I’m using the pytorch REINFORCE implementation:

import torch
import torch.nn as nn
import torch.nn.functional as F
import torch.optim as optim
import torch.nn.utils as utils
from torch.autograd import Variable
import numpy as np


class Policy(nn.Module):
    def __init__(self, hidden_size, num_inputs, action_space):
        super(Policy, self).__init__()
        self.action_space = action_space
        num_outputs = action_space

        self.linear1 = nn.Linear(num_inputs, hidden_size)
        self.linear2 = nn.Linear(hidden_size, num_outputs)

    def forward(self, inputs):
        x = inputs
        x = F.relu(self.linear1(x))
        action_scores = self.linear2(x)
        return F.softmax(action_scores)


class REINFORCE:
    def __init__(self, hidden_size, num_inputs, action_space, gamma=0.99):
        torch.manual_seed(0)
        np.random.seed(0)
        self.action_space = action_space
        self.model = Policy(hidden_size, num_inputs, action_space)
        self.model = self.model.cuda()
        self.optimizer = optim.Adam(self.model.parameters(), lr=1e-3)
        self.model.train()
        self.gamma = gamma
        self.rewards = []
        self.log_probs = []
        self.entropies = []

    def select_action(self, state):
        probs = self.model(Variable(state).cuda())
        action = probs.multinomial().data.unsqueeze(0)
        prob = probs[:, action[0, 0]].view(1, -1)
        log_prob = prob.log()
        entropy = - (probs * probs.log()).sum()
        return action[0], log_prob, entropy

    def update_parameters(self):
        R = torch.zeros(1, 1)
        loss = 0
        for i in reversed(range(len(self.rewards))):
            R = self.gamma * R + self.rewards[i]
            loss = loss - (self.log_probs[i] * (Variable(R).expand_as(self.log_probs[i])).cuda()).sum() - (
                        0.0001 * self.entropies[i].cuda()).sum()
        loss = loss / len(self.rewards)

        self.optimizer.zero_grad()
        loss.backward()
        utils.clip_grad_norm(self.model.parameters(), 40)
        self.optimizer.step()
        self.rewards = []
        self.log_probs = []
        self.entropies = []

    def add_experience(self, reward, log_prob, entropy):
        self.rewards.append(reward)
        self.log_probs.append(log_prob)
        self.entropies.append(entropy)


if __name__ == '__main__':
    reinforce = REINFORCE(128,1,10)
    while True:
        for i in range(10):
            input = torch.FloatTensor([i]).unsqueeze(0)
            output, log_prob, entropy = reinforce.select_action(input)
            reward = -torch.abs(output.type(torch.FloatTensor) - input)
            reinforce.add_experience(reward, log_prob, entropy)
            reinforce.update_parameters()

What am I doing wrong?
Thanks

lelouedec · February 21, 2018, 11:14am

So basically the network should learn 1 ? (input *1) = ouput

Shani_Gamrian · February 21, 2018, 11:29am

Exactly.
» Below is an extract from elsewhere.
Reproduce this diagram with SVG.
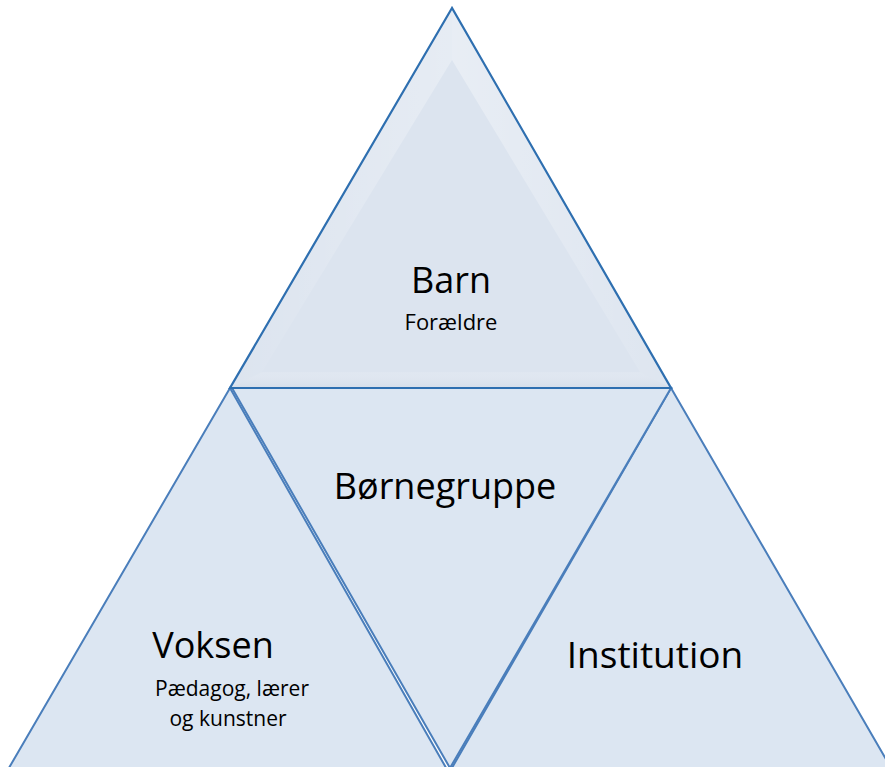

Of course that eventually I want to do something else and I’m using this example just to see if it works (and it doesn’t).

tom · February 21, 2018, 8:22pm

Hi,

three things I noticed (but I’m not an expert in RL)

I would expect update_parameters to be called less often. Should this be moved outside the for loop? I seem to associate policy gradient with notoriously high variance, so deriving one update from multiple trials might work better.
I would clamp the probabilities away from zero before taking logs. I needed this to avoid the device asserts.
Are you sure the “R” formula does what you want here? For a bandit type prediction, this seems somewhat odd.

Changing these, the network appears to learn something (being mostly right or off only by 1) although the results won’t be perfect even after many iterations.

Best regards

Thomas

Shani_Gamrian · February 21, 2018, 8:41pm

Thank you!
I tried changing the code according to your notes and I get the correct answer only 50%-60% of the times, Is it what you’re getting? if not, can you put the code after the changes here?
btw, you’re right, there’s no need for the R formula in this case.

tom · February 22, 2018, 8:44am

Do you also get closer for the wrong ones? The reward suggests that one off is better than further away.

So here are the bits I changed:

The learning rate in the optimizer instantiation (I did not play much with it)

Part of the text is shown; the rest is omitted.